What you should do
Without the pictures, output the lines of the material from the very first through the one that holds "minimum height=21.5pt] (n4)".

Start of Source material

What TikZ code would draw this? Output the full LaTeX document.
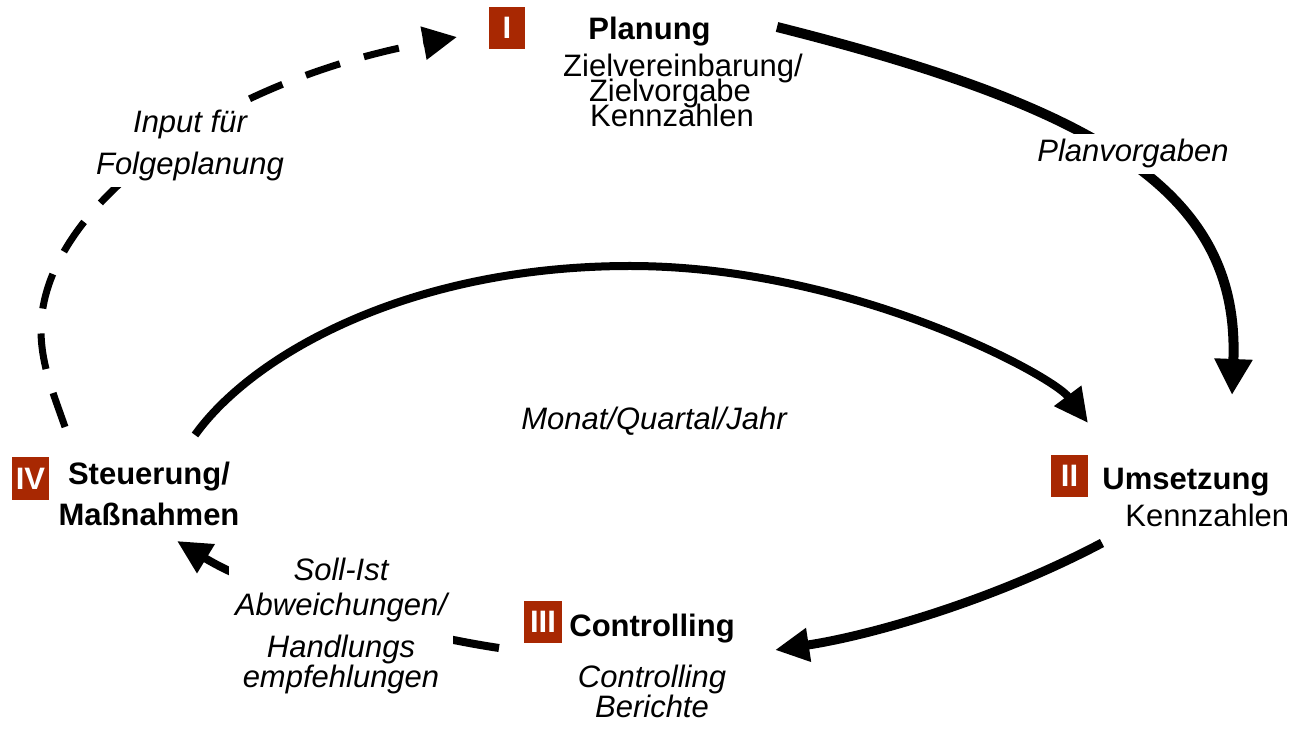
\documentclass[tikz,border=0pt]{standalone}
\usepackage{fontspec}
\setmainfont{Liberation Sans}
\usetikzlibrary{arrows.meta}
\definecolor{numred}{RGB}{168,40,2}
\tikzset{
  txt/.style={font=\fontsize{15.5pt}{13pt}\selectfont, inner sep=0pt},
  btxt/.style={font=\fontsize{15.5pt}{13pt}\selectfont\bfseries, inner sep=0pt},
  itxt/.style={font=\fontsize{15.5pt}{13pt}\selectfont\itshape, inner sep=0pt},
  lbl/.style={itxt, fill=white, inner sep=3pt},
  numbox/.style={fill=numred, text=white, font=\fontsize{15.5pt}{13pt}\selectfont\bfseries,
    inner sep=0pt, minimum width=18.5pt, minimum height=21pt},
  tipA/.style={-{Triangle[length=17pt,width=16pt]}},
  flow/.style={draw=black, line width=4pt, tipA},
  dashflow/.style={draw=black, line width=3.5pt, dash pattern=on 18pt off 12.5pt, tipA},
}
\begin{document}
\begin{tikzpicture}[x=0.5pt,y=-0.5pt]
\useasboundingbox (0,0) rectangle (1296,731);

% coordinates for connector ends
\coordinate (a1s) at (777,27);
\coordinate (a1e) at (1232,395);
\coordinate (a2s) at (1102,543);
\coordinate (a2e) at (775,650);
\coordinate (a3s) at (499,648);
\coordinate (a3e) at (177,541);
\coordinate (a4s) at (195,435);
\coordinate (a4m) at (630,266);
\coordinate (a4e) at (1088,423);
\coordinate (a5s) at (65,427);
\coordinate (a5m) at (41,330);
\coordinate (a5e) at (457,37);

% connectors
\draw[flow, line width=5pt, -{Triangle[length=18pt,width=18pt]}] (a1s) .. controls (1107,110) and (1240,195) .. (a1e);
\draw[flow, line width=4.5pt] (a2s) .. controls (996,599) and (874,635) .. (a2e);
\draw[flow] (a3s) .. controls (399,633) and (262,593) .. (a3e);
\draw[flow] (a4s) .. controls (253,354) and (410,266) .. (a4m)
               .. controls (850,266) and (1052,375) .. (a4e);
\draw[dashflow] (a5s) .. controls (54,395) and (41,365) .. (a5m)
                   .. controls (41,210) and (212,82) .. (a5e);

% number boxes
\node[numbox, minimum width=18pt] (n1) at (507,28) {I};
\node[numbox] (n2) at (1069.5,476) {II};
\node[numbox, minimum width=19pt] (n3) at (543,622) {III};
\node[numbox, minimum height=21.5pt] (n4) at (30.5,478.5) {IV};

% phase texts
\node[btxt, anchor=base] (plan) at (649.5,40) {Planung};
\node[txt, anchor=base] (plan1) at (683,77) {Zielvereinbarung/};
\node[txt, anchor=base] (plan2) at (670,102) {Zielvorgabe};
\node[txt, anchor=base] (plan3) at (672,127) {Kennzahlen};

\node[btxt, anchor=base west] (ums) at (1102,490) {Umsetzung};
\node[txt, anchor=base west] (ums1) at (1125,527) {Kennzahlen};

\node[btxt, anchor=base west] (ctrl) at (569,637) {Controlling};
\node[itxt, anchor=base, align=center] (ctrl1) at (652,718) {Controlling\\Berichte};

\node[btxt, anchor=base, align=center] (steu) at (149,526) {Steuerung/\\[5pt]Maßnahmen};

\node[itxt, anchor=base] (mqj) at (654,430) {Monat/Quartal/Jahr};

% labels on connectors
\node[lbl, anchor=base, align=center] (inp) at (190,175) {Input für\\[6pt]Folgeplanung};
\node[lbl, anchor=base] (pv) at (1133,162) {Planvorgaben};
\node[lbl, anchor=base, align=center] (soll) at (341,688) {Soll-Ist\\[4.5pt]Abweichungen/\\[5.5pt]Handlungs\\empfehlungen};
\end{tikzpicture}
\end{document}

End of Source material

Written response
What TikZ code would draw this? Output the full LaTeX document.
\documentclass[tikz,border=0pt]{standalone}
\usepackage{fontspec}
\setmainfont{Liberation Sans}
\usetikzlibrary{arrows.meta}
\definecolor{numred}{RGB}{168,40,2}
\tikzset{
  txt/.style={font=\fontsize{15.5pt}{13pt}\selectfont, inner sep=0pt},
  btxt/.style={font=\fontsize{15.5pt}{13pt}\selectfont\bfseries, inner sep=0pt},
  itxt/.style={font=\fontsize{15.5pt}{13pt}\selectfont\itshape, inner sep=0pt},
  lbl/.style={itxt, fill=white, inner sep=3pt},
  numbox/.style={fill=numred, text=white, font=\fontsize{15.5pt}{13pt}\selectfont\bfseries,
    inner sep=0pt, minimum width=18.5pt, minimum height=21pt},
  tipA/.style={-{Triangle[length=17pt,width=16pt]}},
  flow/.style={draw=black, line width=4pt, tipA},
  dashflow/.style={draw=black, line width=3.5pt, dash pattern=on 18pt off 12.5pt, tipA},
}
\begin{document}
\begin{tikzpicture}[x=0.5pt,y=-0.5pt]
\useasboundingbox (0,0) rectangle (1296,731);

% coordinates for connector ends
\coordinate (a1s) at (777,27);
\coordinate (a1e) at (1232,395);
\coordinate (a2s) at (1102,543);
\coordinate (a2e) at (775,650);
\coordinate (a3s) at (499,648);
\coordinate (a3e) at (177,541);
\coordinate (a4s) at (195,435);
\coordinate (a4m) at (630,266);
\coordinate (a4e) at (1088,423);
\coordinate (a5s) at (65,427);
\coordinate (a5m) at (41,330);
\coordinate (a5e) at (457,37);

% connectors
\draw[flow, line width=5pt, -{Triangle[length=18pt,width=18pt]}] (a1s) .. controls (1107,110) and (1240,195) .. (a1e);
\draw[flow, line width=4.5pt] (a2s) .. controls (996,599) and (874,635) .. (a2e);
\draw[flow] (a3s) .. controls (399,633) and (262,593) .. (a3e);
\draw[flow] (a4s) .. controls (253,354) and (410,266) .. (a4m)
               .. controls (850,266) and (1052,375) .. (a4e);
\draw[dashflow] (a5s) .. controls (54,395) and (41,365) .. (a5m)
                   .. controls (41,210) and (212,82) .. (a5e);

% number boxes
\node[numbox, minimum width=18pt] (n1) at (507,28) {I};
\node[numbox] (n2) at (1069.5,476) {II};
\node[numbox, minimum width=19pt] (n3) at (543,622) {III};
\node[numbox, minimum height=21.5pt] (n4) at (30.5,478.5) {IV};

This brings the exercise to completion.